Electrode for Voltammetric Evaluation of Insoluble Particles

A working electrode was developed to test the electrochemical behavior of insoluble particles in aqueous acidic and basic electrolytes.  The hydrogen evolution reaction (HER), oxygen reduction reaction (OER), and pseudocapacitive behavior of nickel phosphide, nickel oxide, and cobalt oxide were evaluated.

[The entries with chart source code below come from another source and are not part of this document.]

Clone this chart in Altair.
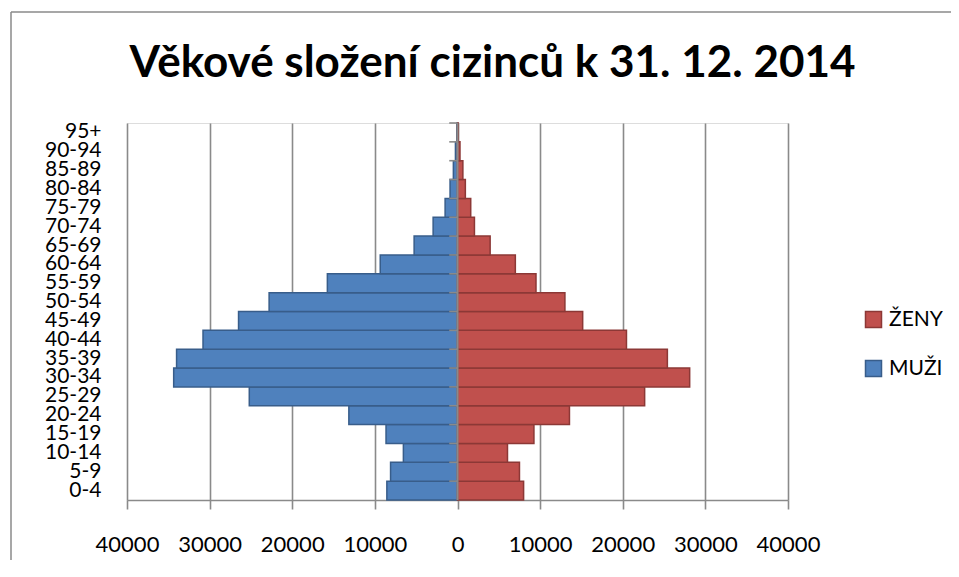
import altair as alt
import pandas as pd

# ---- data ----
ages = ["0-4", "5-9", "10-14", "15-19", "20-24", "25-29", "30-34", "35-39", "40-44", "45-49",
        "50-54", "55-59", "60-64", "65-69", "70-74", "75-79", "80-84", "85-89", "90-94", "95+"]
muzi = [8550, 8100, 6550, 8650, 13150, 25200, 34350, 34000, 30800, 26500,
        22800, 15750, 9350, 5250, 2950, 1500, 900, 500, 250, 80]
zeny = [8000, 7500, 6050, 9250, 13550, 22650, 28100, 25400, 20450, 15150,
        13000, 9500, 7000, 3950, 2050, 1600, 950, 650, 300, 100]
x_ticks = [-40000, -30000, -20000, -10000, 0, 10000, 20000, 30000, 40000]
series = ["ŽENY", "MUŽI"]
fill_colors = ["#C0504D", "#4F81BD"]
stroke_colors = ["#8C3836", "#385D8A"]
title_text = "Věkové složení cizinců k 31. 12. 2014"

rows = []
for a, m, z in zip(ages, muzi, zeny):
    rows.append({"age": a, "sex": "MUŽI", "value": -m})
    rows.append({"age": a, "sex": "ŽENY", "value": z})
df = pd.DataFrame(rows)

order = ages[::-1]
FONT = "Lato"
GRID = "#8a8a8a"

y_scale = alt.Scale(domain=order, paddingInner=0, paddingOuter=0)
x_scale = alt.Scale(domain=[-40000, 40000], nice=False, zero=False)

x_axis = alt.Axis(values=x_ticks, labelExpr="format(abs(datum.value), 'd')",
                  grid=True, gridColor=GRID, gridWidth=1.6,
                  domainColor=GRID, domainWidth=1.6,
                  tickColor=GRID, tickWidth=1.6, tickSize=9,
                  labelPadding=25, labelFont=FONT, labelFontSize=22,
                  labelColor="black", labelOverlap=False, labelFlush=False,
                  title=None)
y_axis = alt.Axis(ticks=False, domain=False, grid=False, labelPadding=26,
                  labelFont=FONT, labelFontSize=21, labelColor="black",
                  labelOverlap=False, title=None)

legend = alt.Legend(title=None, orient="none", legendX=736, legendY=186,
                    symbolType="square", symbolSize=256, symbolStrokeWidth=1.5,
                    labelFont=FONT, labelFontSize=21, labelColor="black",
                    rowPadding=26, labelOffset=5, padding=0)

bars = alt.Chart(df).mark_bar(strokeWidth=1.5).encode(
    x=alt.X("value:Q", title=None, scale=x_scale, axis=x_axis),
    y=alt.Y("age:N", sort=order, title=None, scale=y_scale, axis=y_axis),
    fill=alt.Fill("sex:N", scale=alt.Scale(domain=series, range=fill_colors), legend=legend),
    stroke=alt.Stroke("sex:N", scale=alt.Scale(domain=series, range=stroke_colors), legend=legend),
)

center = alt.Chart(pd.DataFrame({"zero": [0]})).mark_rule(color=GRID, strokeWidth=2).encode(
    x=alt.X("zero:Q", title=None, scale=x_scale, axis=x_axis)
)

ticks = alt.Chart(pd.DataFrame({"age": ages})).mark_rule(color=GRID, strokeWidth=1.6).encode(
    y=alt.Y("age:N", sort=order, title=None, scale=y_scale, axis=y_axis, bandPosition=0),
    x=alt.datum(-1000),
    x2=alt.datum(0),
)

# chart frame (left and top edges; the rest lies outside the window)
frame_left = alt.Chart(pd.DataFrame({"f": [0]})).mark_rule(
    color="#8a8a8a", strokeWidth=1.5
).encode(x=alt.value(-116), y=alt.value(-111), y2=alt.value(600))
frame_top = alt.Chart(pd.DataFrame({"f": [0]})).mark_rule(
    color="#8a8a8a", strokeWidth=1.5
).encode(x=alt.value(-116), x2=alt.value(900), y=alt.value(-111))

chart = alt.layer(bars, center, ticks, frame_left, frame_top).properties(
    width=661,
    height=377,
    title=alt.Title(title_text, font=FONT, fontSize=44, fontWeight="bold",
                    color="black", anchor="middle", dx=35, offset=-75),
    autosize=alt.AutoSizeParams(type="none"),
    padding={"left": 119, "top": 115, "right": 163, "bottom": 60},
).configure_view(
    fill="#E6E6E6", strokeOpacity=0
).configure(background="white")

chart.save("out.html", embed_options={"renderer": "svg", "actions": False})
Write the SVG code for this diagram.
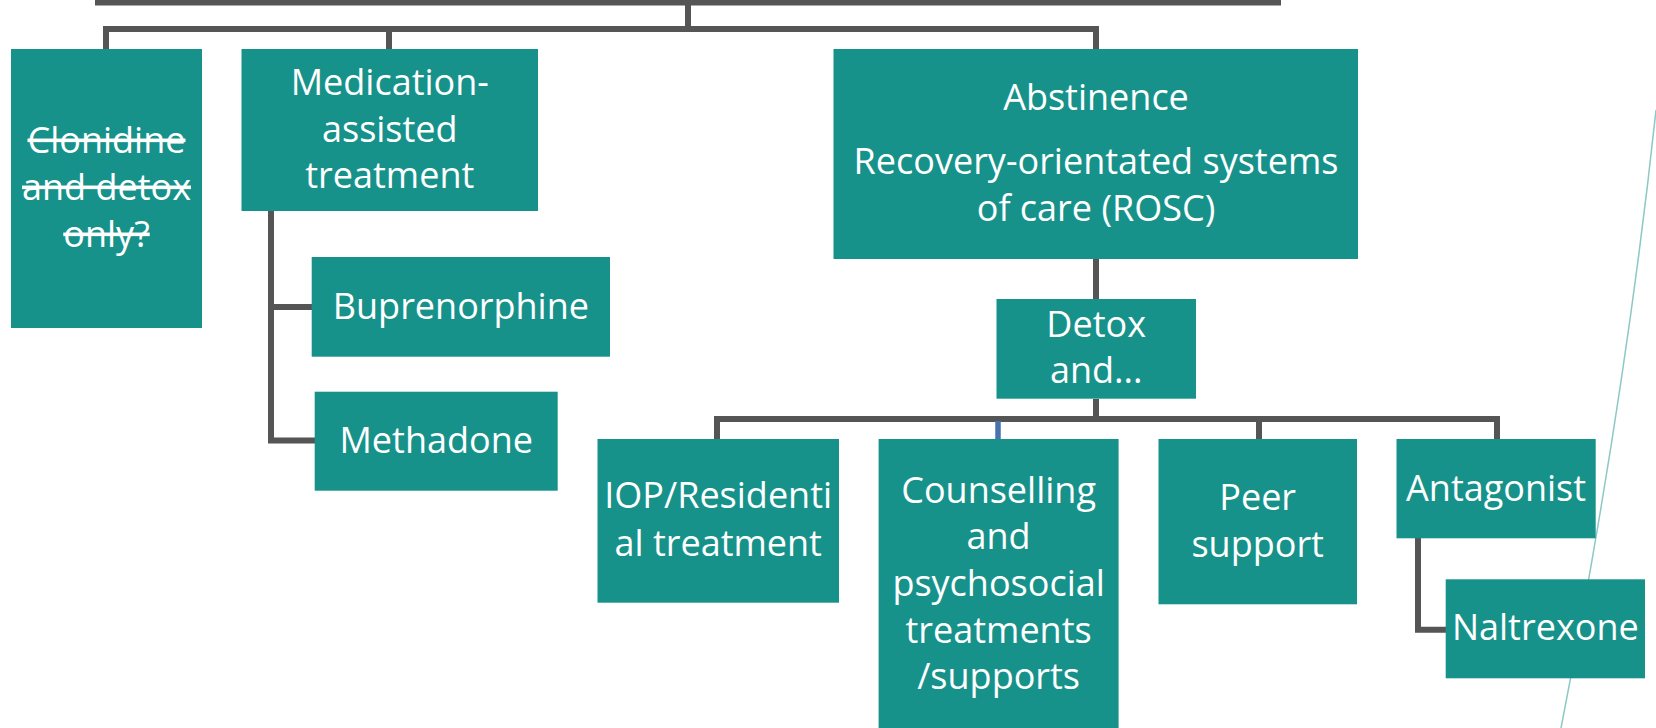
<svg xmlns="http://www.w3.org/2000/svg" width="1656" height="728" viewBox="0 0 1656 728">
<style>
.box{fill:#17928B}
.t{font-family:"Open Sans","Noto Sans",sans-serif;font-size:36px;fill:#FFFFFF;text-anchor:middle}
.c{fill:none;stroke:#555555;stroke-width:6;stroke-linejoin:miter}
.s{text-decoration:line-through}
</style>
<rect x="0" y="0" width="1656" height="728" fill="#FFFFFF"/>
<path d="M1656,110 Q1625,400 1561,728" fill="none" stroke="#8CC8C6" stroke-width="1.5"/>
<g id="connectors">
<rect x="95" y="0" width="1186" height="5.5" fill="#555555"/>
<path class="c" d="M688,3 V29"/>
<path class="c" d="M106,49 V29 H1096 V49"/>
<path class="c" d="M389,29 V49"/>
<path class="c" d="M271,211 V440.5 H315"/>
<path class="c" d="M271,307 H312"/>
<path class="c" d="M1096,259 V299"/>
<path class="c" d="M1096,399 V419"/>
<path class="c" d="M717,439 V419 H1497 V439"/>
<path class="c" d="M1259,419 V439"/>
<path d="M998,421 V439" fill="none" stroke="#4A72B0" stroke-width="5.5"/>
<path class="c" d="M1418,538 V629.7 H1446"/>
</g>
<g id="clonidine">
<rect class="box" x="11" y="49" width="191" height="279"/>
<text class="t s" x="106.5" y="153">Clonidine</text>
<text class="t s" x="106.5" y="200">and detox</text>
<text class="t s" x="106.5" y="247">only?</text>
</g>
<g id="medication">
<rect class="box" x="241.5" y="49" width="296.5" height="162"/>
<text class="t" x="389.8" y="95">Medication-</text>
<text class="t" x="389.8" y="141.7">assisted</text>
<text class="t" x="389.8" y="188.3">treatment</text>
</g>
<g id="buprenorphine">
<rect class="box" x="311.7" y="257" width="298.3" height="99.7"/>
<text class="t" x="460.9" y="319">Buprenorphine</text>
</g>
<g id="methadone">
<rect class="box" x="314.7" y="391.7" width="243" height="99"/>
<text class="t" x="436.2" y="453">Methadone</text>
</g>
<g id="abstinence">
<rect class="box" x="833.5" y="49" width="524.5" height="210"/>
<text class="t" x="1096" y="110">Abstinence</text>
<text class="t" x="1096" y="174.3">Recovery-orientated systems</text>
<text class="t" x="1096" y="221">of care (ROSC)</text>
</g>
<g id="detox">
<rect class="box" x="996.5" y="299" width="199.5" height="99.7"/>
<text class="t" x="1096.2" y="336.7">Detox</text>
<text class="t" x="1096.2" y="383.3">and...</text>
</g>
<g id="iop">
<rect class="box" x="597.5" y="439" width="241.5" height="163.7"/>
<text class="t" x="718.2" y="508.3">IOP/Residenti</text>
<text class="t" x="718.2" y="555.7">al treatment</text>
</g>
<g id="counselling">
<rect class="box" x="878.6" y="439" width="240" height="289"/>
<text class="t" x="998.6" y="502.7">Counselling</text>
<text class="t" x="998.6" y="549.3">and</text>
<text class="t" x="998.6" y="596">psychosocial</text>
<text class="t" x="998.6" y="642.7">treatments</text>
<text class="t" x="998.6" y="689.3">/supports</text>
</g>
<g id="peer">
<rect class="box" x="1158.5" y="439" width="198.5" height="165.3"/>
<text class="t" x="1257.7" y="510">Peer</text>
<text class="t" x="1257.7" y="556.7">support</text>
</g>
<g id="antagonist">
<rect class="box" x="1396.5" y="439" width="199.2" height="99.3"/>
<text class="t" x="1496.1" y="500.7">Antagonist</text>
</g>
<g id="naltrexone">
<rect class="box" x="1445.7" y="579.3" width="199.3" height="99"/>
<text class="t" x="1545.3" y="640">Naltrexone</text>
</g>
</svg>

The electrode consists of a coiled copper wire in a (55:45 wt. %) mixture of graphite and paraffin wax, housed in either glass or polyvinyl fluoroethylene (PTFE) tubing.  The malleability of the electrode surface allows for particles to be directly embedded into the surface without the use of binder materials such as Nafion or PTFE.  The electrochemical behavior of modified and unmodified electrodes of both the developed carbon-wax electrode and a commercially available glassy carbon electrode (GCE) is presented.  Cyclic voltammetry, linear sweep voltammetry, and chronopotentiometry were employed for electrochemical investigation into the hydrogen evolution reaction, oxygen evolution reaction, and pseudocapacitive behavior of nickel phosphide (NiP₂), nickel oxide (NiO) and cobalt oxide (Co₃O₄) on both working electrode types.   The PTFE electrodes performed well in both acidic and basic media and their performance is comparable to the GCE.  The newly developed electrodes displayed reproducible electrochemical behavior and provide a method to evaluate insoluble particles voltammetrically.